(Part of a data file)
* * * *

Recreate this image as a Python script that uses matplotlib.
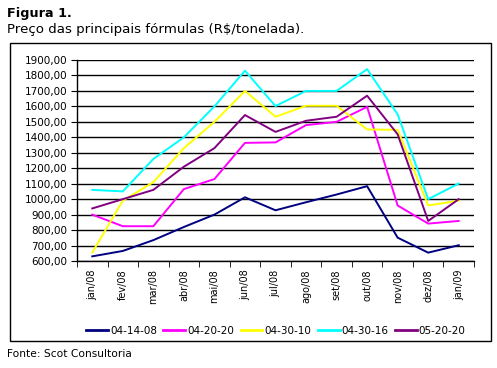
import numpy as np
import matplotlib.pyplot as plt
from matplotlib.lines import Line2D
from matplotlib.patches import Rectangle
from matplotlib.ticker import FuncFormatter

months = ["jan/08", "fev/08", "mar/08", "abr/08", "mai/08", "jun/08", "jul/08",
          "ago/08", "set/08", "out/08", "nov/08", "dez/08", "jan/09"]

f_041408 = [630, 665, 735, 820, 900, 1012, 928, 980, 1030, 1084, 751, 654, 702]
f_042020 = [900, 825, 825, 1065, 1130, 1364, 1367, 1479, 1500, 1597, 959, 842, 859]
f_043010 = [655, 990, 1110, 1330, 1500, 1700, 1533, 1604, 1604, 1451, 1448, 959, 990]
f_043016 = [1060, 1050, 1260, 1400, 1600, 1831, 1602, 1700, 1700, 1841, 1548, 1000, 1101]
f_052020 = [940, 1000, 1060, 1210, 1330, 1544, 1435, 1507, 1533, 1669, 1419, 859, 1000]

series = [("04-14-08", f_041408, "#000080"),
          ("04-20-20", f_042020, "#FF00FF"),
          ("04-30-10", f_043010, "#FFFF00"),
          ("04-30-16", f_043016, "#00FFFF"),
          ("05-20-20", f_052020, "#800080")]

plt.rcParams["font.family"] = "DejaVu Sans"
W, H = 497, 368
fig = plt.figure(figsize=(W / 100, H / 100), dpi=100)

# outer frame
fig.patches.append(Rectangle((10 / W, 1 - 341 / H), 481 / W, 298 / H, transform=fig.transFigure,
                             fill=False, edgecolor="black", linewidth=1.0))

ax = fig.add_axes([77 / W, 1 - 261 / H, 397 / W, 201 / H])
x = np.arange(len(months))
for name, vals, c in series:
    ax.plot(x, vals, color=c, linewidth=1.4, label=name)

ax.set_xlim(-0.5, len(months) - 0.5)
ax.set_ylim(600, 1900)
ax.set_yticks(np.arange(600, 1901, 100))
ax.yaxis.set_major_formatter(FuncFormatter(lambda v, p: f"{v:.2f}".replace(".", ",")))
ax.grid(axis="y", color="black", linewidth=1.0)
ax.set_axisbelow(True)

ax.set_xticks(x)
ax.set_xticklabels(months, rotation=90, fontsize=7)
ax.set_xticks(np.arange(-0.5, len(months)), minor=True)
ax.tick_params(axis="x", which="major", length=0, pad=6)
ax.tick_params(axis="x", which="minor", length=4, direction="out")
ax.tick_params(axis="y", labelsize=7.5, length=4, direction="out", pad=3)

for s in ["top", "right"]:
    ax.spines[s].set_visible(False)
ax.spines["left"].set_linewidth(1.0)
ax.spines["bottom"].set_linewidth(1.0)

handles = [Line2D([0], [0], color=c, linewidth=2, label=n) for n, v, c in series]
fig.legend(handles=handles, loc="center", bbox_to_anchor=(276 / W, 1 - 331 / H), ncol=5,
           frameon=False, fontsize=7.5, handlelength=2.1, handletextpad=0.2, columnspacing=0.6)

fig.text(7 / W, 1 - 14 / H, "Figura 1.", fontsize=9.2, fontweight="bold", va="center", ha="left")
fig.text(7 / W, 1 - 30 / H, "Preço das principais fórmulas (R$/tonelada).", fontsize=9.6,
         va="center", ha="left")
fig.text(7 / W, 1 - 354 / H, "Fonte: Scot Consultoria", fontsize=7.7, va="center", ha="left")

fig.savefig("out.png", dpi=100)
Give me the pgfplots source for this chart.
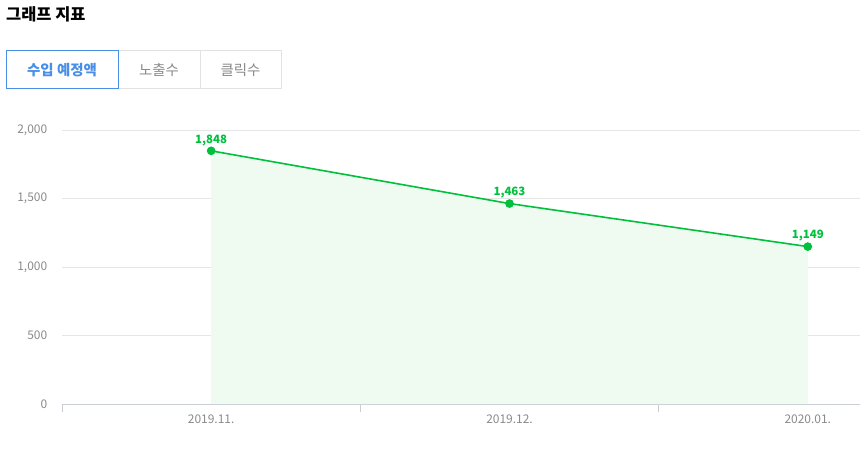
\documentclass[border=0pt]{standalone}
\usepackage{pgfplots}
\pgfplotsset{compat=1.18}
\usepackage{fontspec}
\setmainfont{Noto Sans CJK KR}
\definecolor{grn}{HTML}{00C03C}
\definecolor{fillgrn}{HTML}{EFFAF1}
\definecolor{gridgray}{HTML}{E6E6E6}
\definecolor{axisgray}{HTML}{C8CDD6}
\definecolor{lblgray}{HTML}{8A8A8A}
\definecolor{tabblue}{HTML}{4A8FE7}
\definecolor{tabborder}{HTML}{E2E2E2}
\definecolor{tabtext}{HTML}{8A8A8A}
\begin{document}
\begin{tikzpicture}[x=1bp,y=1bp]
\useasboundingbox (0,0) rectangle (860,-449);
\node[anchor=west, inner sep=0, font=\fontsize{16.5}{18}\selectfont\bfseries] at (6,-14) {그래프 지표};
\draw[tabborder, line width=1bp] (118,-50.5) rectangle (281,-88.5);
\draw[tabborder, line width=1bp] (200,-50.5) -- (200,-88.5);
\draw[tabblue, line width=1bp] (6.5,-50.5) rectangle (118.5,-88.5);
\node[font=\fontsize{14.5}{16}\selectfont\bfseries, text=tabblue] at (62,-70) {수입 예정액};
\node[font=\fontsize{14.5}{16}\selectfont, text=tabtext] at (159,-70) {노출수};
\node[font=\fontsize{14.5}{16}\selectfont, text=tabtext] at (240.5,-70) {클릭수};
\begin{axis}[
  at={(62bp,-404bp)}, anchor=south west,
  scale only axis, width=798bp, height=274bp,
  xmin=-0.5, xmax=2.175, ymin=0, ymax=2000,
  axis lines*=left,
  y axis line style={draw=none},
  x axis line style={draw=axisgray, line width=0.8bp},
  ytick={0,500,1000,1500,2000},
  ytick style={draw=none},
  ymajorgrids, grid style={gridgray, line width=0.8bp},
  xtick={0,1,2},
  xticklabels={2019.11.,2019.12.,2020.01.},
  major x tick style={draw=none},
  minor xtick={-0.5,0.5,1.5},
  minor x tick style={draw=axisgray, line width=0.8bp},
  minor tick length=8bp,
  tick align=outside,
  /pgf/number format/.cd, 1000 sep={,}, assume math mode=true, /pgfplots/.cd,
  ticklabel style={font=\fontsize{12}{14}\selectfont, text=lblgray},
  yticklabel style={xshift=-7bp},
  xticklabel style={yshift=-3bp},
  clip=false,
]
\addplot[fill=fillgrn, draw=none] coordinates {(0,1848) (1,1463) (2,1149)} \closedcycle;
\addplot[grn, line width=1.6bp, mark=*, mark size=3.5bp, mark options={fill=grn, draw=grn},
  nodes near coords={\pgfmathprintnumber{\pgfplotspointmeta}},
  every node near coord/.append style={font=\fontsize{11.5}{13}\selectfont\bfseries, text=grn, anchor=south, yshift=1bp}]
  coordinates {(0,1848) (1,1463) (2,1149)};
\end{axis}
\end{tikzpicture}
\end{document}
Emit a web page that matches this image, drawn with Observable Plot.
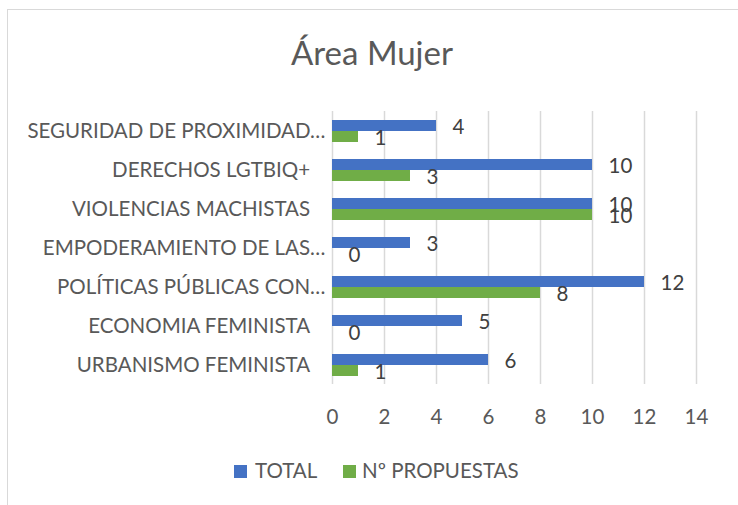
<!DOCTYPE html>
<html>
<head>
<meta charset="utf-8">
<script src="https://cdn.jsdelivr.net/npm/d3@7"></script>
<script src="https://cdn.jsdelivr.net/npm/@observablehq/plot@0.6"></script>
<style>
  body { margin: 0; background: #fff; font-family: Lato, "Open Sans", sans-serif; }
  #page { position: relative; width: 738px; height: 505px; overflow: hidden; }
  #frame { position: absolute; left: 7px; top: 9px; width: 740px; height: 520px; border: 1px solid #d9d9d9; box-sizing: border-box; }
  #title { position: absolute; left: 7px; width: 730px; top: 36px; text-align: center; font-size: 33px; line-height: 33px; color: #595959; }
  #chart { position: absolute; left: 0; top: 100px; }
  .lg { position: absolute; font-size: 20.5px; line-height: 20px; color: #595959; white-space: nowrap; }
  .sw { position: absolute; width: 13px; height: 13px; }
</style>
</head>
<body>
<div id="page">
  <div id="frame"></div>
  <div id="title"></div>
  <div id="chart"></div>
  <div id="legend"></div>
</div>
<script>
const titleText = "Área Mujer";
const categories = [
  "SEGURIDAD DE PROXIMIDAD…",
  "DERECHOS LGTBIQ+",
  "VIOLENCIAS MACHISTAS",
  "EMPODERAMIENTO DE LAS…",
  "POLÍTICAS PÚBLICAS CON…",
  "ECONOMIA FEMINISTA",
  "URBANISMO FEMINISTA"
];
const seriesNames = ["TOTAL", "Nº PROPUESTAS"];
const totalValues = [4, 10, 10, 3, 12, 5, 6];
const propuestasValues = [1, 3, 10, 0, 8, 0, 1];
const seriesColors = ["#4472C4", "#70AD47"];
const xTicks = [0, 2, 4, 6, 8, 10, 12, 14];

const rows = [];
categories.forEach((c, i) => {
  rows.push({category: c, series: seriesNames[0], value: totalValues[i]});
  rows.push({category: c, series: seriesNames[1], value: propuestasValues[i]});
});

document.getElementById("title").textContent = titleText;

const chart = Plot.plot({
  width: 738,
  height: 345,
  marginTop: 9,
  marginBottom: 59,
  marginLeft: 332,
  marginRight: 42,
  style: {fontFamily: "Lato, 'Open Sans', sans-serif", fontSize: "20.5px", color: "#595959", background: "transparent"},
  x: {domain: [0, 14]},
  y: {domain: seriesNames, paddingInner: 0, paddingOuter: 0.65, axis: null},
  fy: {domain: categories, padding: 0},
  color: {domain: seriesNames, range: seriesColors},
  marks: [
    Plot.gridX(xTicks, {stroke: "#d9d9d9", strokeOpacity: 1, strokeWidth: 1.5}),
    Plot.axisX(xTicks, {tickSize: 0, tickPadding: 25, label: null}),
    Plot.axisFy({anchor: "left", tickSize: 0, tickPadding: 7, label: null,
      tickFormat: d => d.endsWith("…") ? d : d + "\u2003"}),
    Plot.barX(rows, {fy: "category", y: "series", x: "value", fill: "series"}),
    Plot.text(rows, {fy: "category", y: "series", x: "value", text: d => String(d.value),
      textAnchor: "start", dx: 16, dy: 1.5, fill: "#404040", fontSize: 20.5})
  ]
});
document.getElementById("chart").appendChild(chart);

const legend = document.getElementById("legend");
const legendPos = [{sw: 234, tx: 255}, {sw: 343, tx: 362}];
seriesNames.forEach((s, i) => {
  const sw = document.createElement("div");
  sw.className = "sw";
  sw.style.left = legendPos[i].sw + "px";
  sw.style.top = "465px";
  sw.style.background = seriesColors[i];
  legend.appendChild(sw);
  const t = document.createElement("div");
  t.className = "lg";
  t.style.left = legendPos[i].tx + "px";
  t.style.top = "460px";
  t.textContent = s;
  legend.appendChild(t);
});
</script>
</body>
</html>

* * * *

Copy, word for word, the entries above from the first line to the line that holds "from matplotlib.ticker import FuncFormatter". Drop the pictures.

> Output of the exercise:
Recreate this image as a Python script that uses matplotlib.
import numpy as np
import matplotlib.pyplot as plt
from matplotlib.lines import Line2D
from matplotlib.patches import Rectangle
from matplotlib.ticker import FuncFormatter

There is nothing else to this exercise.